**GIVEN REQUEST:**
Images are not part of the copy; transcribe all the data exactly.

**PROVIDED MATERIAL:**
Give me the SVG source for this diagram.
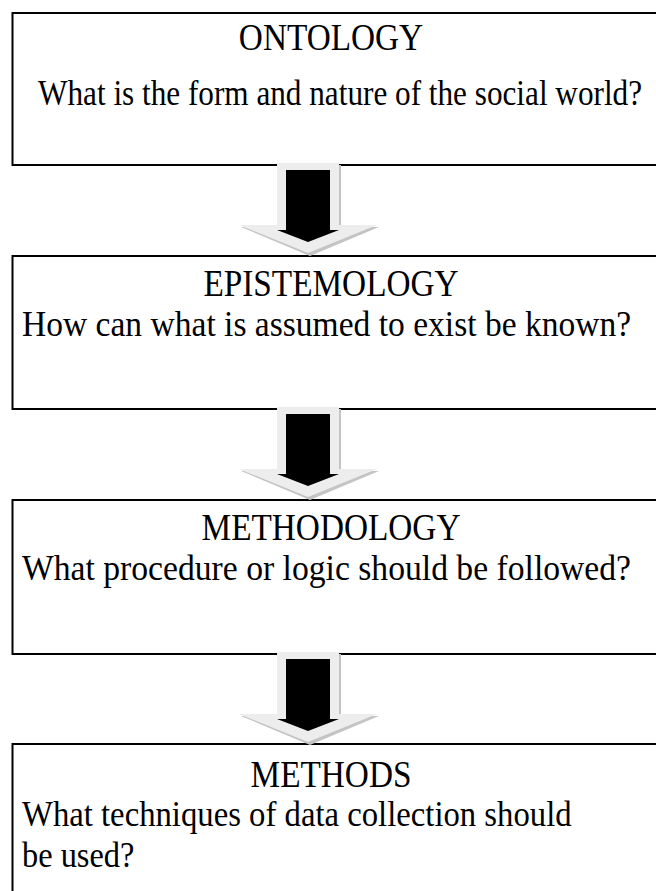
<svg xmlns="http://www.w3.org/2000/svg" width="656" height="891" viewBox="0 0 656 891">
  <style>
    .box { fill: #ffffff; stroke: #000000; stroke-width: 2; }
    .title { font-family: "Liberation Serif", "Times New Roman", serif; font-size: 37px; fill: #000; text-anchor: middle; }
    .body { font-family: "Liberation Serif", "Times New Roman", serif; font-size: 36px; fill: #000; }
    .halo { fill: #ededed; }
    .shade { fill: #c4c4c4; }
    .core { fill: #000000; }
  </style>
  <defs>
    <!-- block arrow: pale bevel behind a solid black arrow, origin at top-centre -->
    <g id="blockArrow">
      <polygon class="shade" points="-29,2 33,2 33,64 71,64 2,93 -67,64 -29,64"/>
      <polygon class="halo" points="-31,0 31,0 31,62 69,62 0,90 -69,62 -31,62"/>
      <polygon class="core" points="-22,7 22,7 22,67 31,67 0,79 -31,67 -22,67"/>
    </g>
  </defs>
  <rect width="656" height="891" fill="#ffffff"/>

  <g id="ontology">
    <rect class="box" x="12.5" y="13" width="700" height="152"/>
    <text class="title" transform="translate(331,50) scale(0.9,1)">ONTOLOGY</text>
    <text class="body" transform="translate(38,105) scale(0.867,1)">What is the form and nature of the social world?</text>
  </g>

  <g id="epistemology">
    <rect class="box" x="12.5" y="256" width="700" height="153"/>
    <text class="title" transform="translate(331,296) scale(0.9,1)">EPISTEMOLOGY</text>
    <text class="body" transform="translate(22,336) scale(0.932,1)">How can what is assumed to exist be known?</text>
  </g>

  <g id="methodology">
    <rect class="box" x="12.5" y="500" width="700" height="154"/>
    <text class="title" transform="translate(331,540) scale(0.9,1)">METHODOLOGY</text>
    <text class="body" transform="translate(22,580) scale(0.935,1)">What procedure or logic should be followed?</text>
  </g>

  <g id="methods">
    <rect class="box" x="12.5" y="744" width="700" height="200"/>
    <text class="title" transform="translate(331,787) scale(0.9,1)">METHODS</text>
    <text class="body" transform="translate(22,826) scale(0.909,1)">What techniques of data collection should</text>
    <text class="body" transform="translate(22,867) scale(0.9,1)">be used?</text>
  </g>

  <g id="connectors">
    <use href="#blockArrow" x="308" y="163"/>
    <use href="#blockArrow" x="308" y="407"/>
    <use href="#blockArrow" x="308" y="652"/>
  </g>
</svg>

**THE ANSWER:**
Give me the SVG source for this diagram.
<svg xmlns="http://www.w3.org/2000/svg" width="656" height="891" viewBox="0 0 656 891">
  <style>
    .box { fill: #ffffff; stroke: #000000; stroke-width: 2; }
    .title { font-family: "Liberation Serif", "Times New Roman", serif; font-size: 37px; fill: #000; text-anchor: middle; }
    .body { font-family: "Liberation Serif", "Times New Roman", serif; font-size: 36px; fill: #000; }
    .halo { fill: #ededed; }
    .shade { fill: #c4c4c4; }
    .core { fill: #000000; }
  </style>
  <defs>
    <!-- block arrow: pale bevel behind a solid black arrow, origin at top-centre -->
    <g id="blockArrow">
      <polygon class="shade" points="-29,2 33,2 33,64 71,64 2,93 -67,64 -29,64"/>
      <polygon class="halo" points="-31,0 31,0 31,62 69,62 0,90 -69,62 -31,62"/>
      <polygon class="core" points="-22,7 22,7 22,67 31,67 0,79 -31,67 -22,67"/>
    </g>
  </defs>
  <rect width="656" height="891" fill="#ffffff"/>

  <g id="ontology">
    <rect class="box" x="12.5" y="13" width="700" height="152"/>
    <text class="title" transform="translate(331,50) scale(0.9,1)">ONTOLOGY</text>
    <text class="body" transform="translate(38,105) scale(0.867,1)">What is the form and nature of the social world?</text>
  </g>

  <g id="epistemology">
    <rect class="box" x="12.5" y="256" width="700" height="153"/>
    <text class="title" transform="translate(331,296) scale(0.9,1)">EPISTEMOLOGY</text>
    <text class="body" transform="translate(22,336) scale(0.932,1)">How can what is assumed to exist be known?</text>
  </g>

  <g id="methodology">
    <rect class="box" x="12.5" y="500" width="700" height="154"/>
    <text class="title" transform="translate(331,540) scale(0.9,1)">METHODOLOGY</text>
    <text class="body" transform="translate(22,580) scale(0.935,1)">What procedure or logic should be followed?</text>
  </g>

  <g id="methods">
    <rect class="box" x="12.5" y="744" width="700" height="200"/>
    <text class="title" transform="translate(331,787) scale(0.9,1)">METHODS</text>
    <text class="body" transform="translate(22,826) scale(0.909,1)">What techniques of data collection should</text>
    <text class="body" transform="translate(22,867) scale(0.9,1)">be used?</text>
  </g>

  <g id="connectors">
    <use href="#blockArrow" x="308" y="163"/>
    <use href="#blockArrow" x="308" y="407"/>
    <use href="#blockArrow" x="308" y="652"/>
  </g>
</svg>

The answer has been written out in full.